Throughout this course you will:

*Analyze and discuss examples.

*Learn how point of view impacts how you "show"

*Practice using various elements of your work to "show"

*Share and receive feedback on your work and read and comment on your classmates' work

Week 1: What is Telling? What is Showing? Learning to Tell the Difference

We’ll take a look at some examples of showing and telling in fiction and non-fiction and discuss what we observe. We’ll also review first, close third, and omniscient points of view and discuss how they impact what we show.

Week 2: Showing Through Setting

Setting can be used for many purposes: it can create mood, develop character, or act as a metaphor. We’ll look at examples of authors using setting to show rather than tell. We’ll review how to give constructive feedback on other writers’ work in preparation for this week’s exercise. Then you’ll each submit a short piece using setting to show. You will read and comment on one another’s’ work.

Week 3: Showing Through Action and Dialogue

What characters do and how they behave can show us so much about them. If we let our characters’ actions speak for themselves, it gets us off the hook from telling the reader. Dialogue can do the same thing. We’ll start by looking at and discussing examples of action and dialogue that “show” a scene.

You’ll submit a short piece utilizing action and/or dialogue. You will read and comment on one another’s work.

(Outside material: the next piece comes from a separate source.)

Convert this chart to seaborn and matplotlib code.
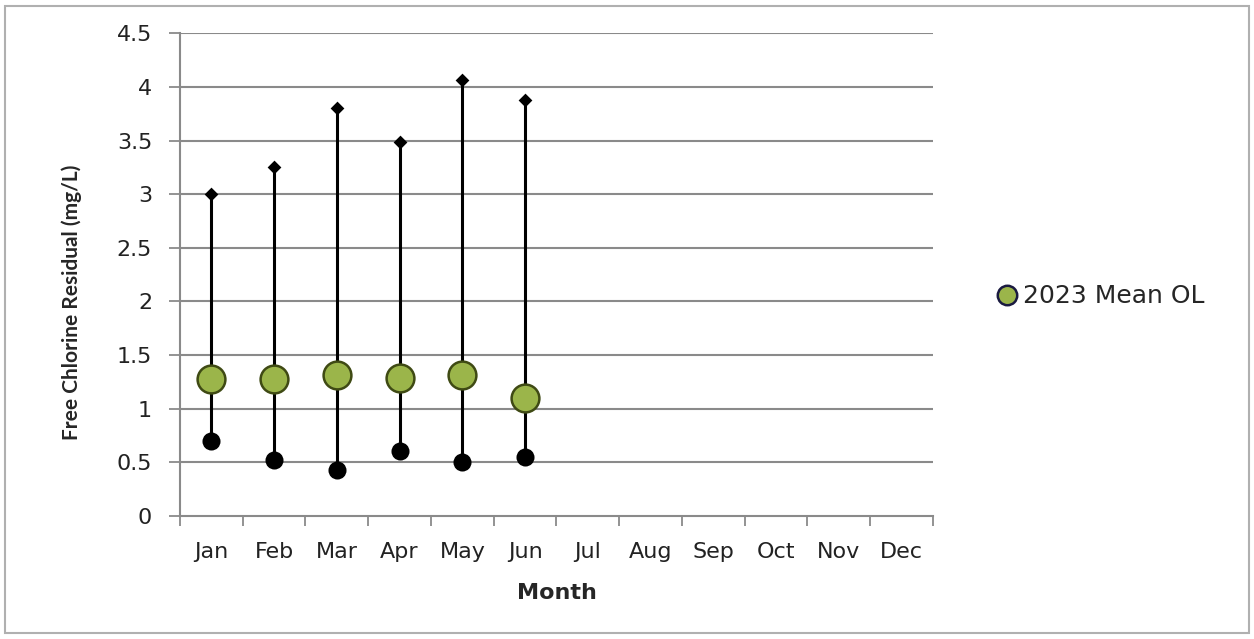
import numpy as np
import pandas as pd
import matplotlib
matplotlib.use("Agg")
import matplotlib.pyplot as plt
from matplotlib.patches import Rectangle
from matplotlib.lines import Line2D
import seaborn as sns

months = ['Jan', 'Feb', 'Mar', 'Apr', 'May', 'Jun', 'Jul', 'Aug', 'Sep', 'Oct', 'Nov', 'Dec']
obs_months = ['Jan', 'Feb', 'Mar', 'Apr', 'May', 'Jun']
max_vals = [3.0, 3.25, 3.8, 3.49, 4.06, 3.88]
min_vals = [0.70, 0.52, 0.43, 0.61, 0.50, 0.55]
mean_vals = [1.28, 1.28, 1.31, 1.29, 1.31, 1.10]
yticks = [0, 0.5, 1, 1.5, 2, 2.5, 3, 3.5, 4, 4.5]

df = pd.DataFrame({'month': obs_months, 'max': max_vals, 'min': min_vals, 'mean': mean_vals})

sns.set_style('white')
plt.rcParams['font.family'] = ['DejaVu Sans']

fig = plt.figure(figsize=(12.54, 6.39), dpi=100)
ax = fig.add_axes([0.1435, 0.1925, 0.6005, 0.7555])

fig.patches.append(Rectangle((0.004, 0.009), 0.992, 0.982, transform=fig.transFigure,
                             fill=False, edgecolor='#b0b0b0', lw=1.5))

for y in yticks[1:]:
    ax.axhline(y, color='#8a8a8a', lw=1.5, zorder=0)

pos = [months.index(m) for m in df['month']]
ax.vlines(pos, df['min'], df['max'], color='black', lw=2.2, zorder=1)

sns.stripplot(data=df, x='month', y='max', order=months, jitter=False, ax=ax,
              marker='D', s=7, color='black', zorder=2)
sns.stripplot(data=df, x='month', y='min', order=months, jitter=False, ax=ax,
              marker='o', s=13, color='black', zorder=2)
sns.stripplot(data=df, x='month', y='mean', order=months, jitter=False, ax=ax,
              marker='o', s=20, color='#9bb54a', edgecolor='#3f4a14', linewidth=1.8, zorder=3)

ax.set_xlim(-0.5, len(months) - 0.5)
ax.set_ylim(0, 4.5)
ax.set_yticks(yticks)
ax.set_yticklabels(['%g' % v for v in yticks], fontsize=16, color='#222222')
ax.set_xticks(range(len(months)))
ax.set_xticklabels(months, fontsize=16, color='#222222')
ax.set_xticks(np.arange(-0.5, len(months)), minor=True)
ax.tick_params(axis='x', which='major', length=0, pad=19)
ax.tick_params(axis='x', which='minor', length=7, color='#8a8a8a', width=1.3, direction='out', bottom=True)
ax.tick_params(axis='y', length=8, color='#8a8a8a', width=1.3, direction='out', left=True, pad=12)

for s in ['top', 'right']:
    ax.spines[s].set_visible(False)
for s in ['left', 'bottom']:
    ax.spines[s].set_color('#8a8a8a')
    ax.spines[s].set_linewidth(1.5)

ax.set_xlabel('Month', fontsize=16, fontweight='bold', labelpad=15)
ax.set_ylabel('Free Chlorine Residual (mg/L)', fontsize=15, fontweight='bold',
              family=['Lato', 'DejaVu Sans'])
ax.yaxis.set_label_coords(-0.13, 0.443)

handle = Line2D([], [], marker='o', linestyle='none', markersize=14,
                markerfacecolor='#9bb54a', markeredgecolor='#1a1a40', markeredgewidth=1.8)
ax.legend([handle], ['2023 Mean OL'], loc='center left', bbox_to_anchor=(1.05, 0.455),
          frameon=False, fontsize=18, handletextpad=0.1, handlelength=1.1)

fig.savefig('out.png', dpi=100)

Week 4: Putting it All Together

As Stephen King says in On Writing, “If I have to tell you, I lose. If, on the other hand, I can show you…I win.” Try out your new skills by creating a scene or a chapter. Let your setting, action and dialogue do the work for you. Read and give feedback on your fellow students’ work.


ABOUT ELIZABETH LUND

Elizabeth Lund is an MFA student at Antioch University Los Angeles, focusing on the genre of Writing for Young People. She also studied at the Northwest Institute of Literary Arts focusing on Children’s and Young Adult Literature. She completed a certificate at the University of Washington in Writing for Children. In learning her craft, she found that showing rather than telling was one of the hardest things to learn but one of the most exciting things to practice. She is currently revising a middle grade fantasy novel (for 8-12 year olds) called Finding Memory. In her spare time, she teaches English, hunts for agates, and is an avid reader.